Secteur minier

Canadian Malartic n’a pas encore payé d’impôt sur le revenu

Aussi rentable soit-elle, la mine d’or Canadian Malartic, en Abitibi, n’a toujours pas payé d’impôt sur le revenu, cinq ans après son entrée en service.

Dans le cadre de l’examen du projet d’agrandissement de Canadian Malartic, le Bureau d’audiences publiques sur l’environnement (BAPE) a demandé à ses deux propriétaires torontois, Agnico Eagle et Yamana Gold, de chiffrer les « contributions » de la mine aux revenus du Québec et du Canada.

La mine a répondu en produisant un tableau détaillant les impôts et taxes versés depuis le début de la production commerciale, en mai 2011. Si elle a déboursé 30 millions en impôt minier et 35 millions en taxes sur la masse salariale jusqu’ici, elle n’a payé aucun impôt sur le revenu (voir le tableau).

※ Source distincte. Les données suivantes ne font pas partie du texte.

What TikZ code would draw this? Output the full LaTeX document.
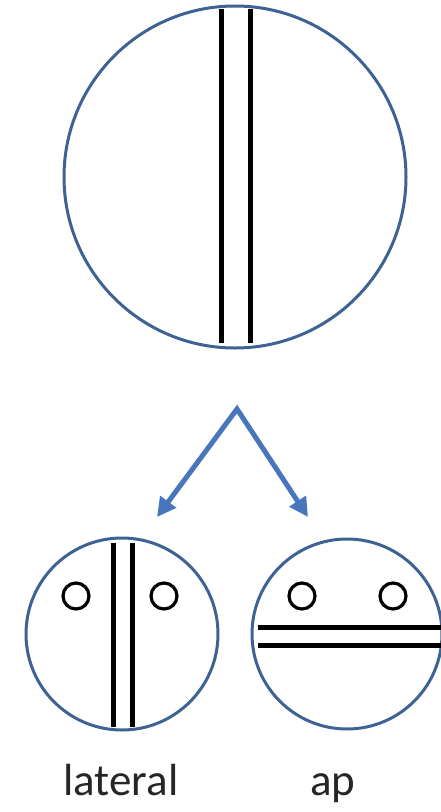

Comment une entreprise rentable peut-elle ne pas payer d’impôt sur ses profits ? « Nous ne payons aucun impôt sur le revenu tant au provincial qu’au fédéral puisque l’amortissement de l’investissement initial pour la construction du projet est toujours en cours », explique Canadian Malartic dans le document remis au BAPE, en précisant qu’elle prévoit commencer à le faire en 2018.

Jusqu’à l’an dernier, 2,1 milliards ont été investis dans Canadian Malartic. En 2008, une étude commandée à la firme Secor avait évalué que la mine verserait chaque année 15,7 millions en impôt fédéral et 22,4 millions en impôt provincial (impôt minier et impôt sur le revenu).

Normal ou pas ?

Le comptable Anand Beejan, associé du cabinet MNP, indique que l’amortissement des investissements en immobilisations ne se fait pas de la même façon dans les états financiers et sur le plan fiscal.

« On ne paie jamais l’impôt sur les profits déclarés dans les états financiers, il y a des ajustements à faire. »

— Anand Beejan, comptable associé du cabinet MNP

Ugo Lapointe, porte-parole de la Coalition Québec meilleure mine, s’indigne de la situation. « Comment peut-on laisser des entreprises extraire des ressources non renouvelables sans exiger le versement d’impôts sur le revenu ? », demande-t-il.

Celui-ci rappelle qu’il y a eu un débat public menant à une hausse de l’impôt minier en 2013, mais rien de tel concernant l’impôt sur les profits des entreprises extractrices. « On peut sérieusement se demander s’il n’y a pas des enjeux d’évitement fiscal dans les mines au Québec », lance-t-il.

78 MILLIONS EN 2018

Canadian Malartic prévoit payer 78 millions en impôts sur le revenu et en impôt minier en 2018, 133 millions en 2019 et 183 millions en 2020. Depuis 2011, la mine calcule avoir généré des retombées fiscales de 309 millions en incluant les impôts et taxes payés par ses salariés ainsi que l’impôt foncier.

Selon Statistique Canada, les entreprises d’extraction minière et d’exploitation en carrière du pays avaient des impôts à payer de 158 millions au fédéral et de 120 millions au provincial en 2014. Le total de 278 millions représente 22,7 % de leurs revenus imposables.

Notons que la plupart des entreprises québécoises, tous secteurs confondus, ne paient pas d’impôt parce qu’elles sont déficitaires ou qu’elles bénéficient de mesures fiscales. En 2009, dernière année pour laquelle des données sont disponibles, 55 % des quelque 390 000 entreprises actives au Québec n’ont pas payé d’impôt.

Depuis 2011, Canadian Malartic a produit 2,5 millions d’onces d’or. Il reste à produire 4,4 millions d’onces (7,5 millions si l’agrandissement de la mine va de l’avant).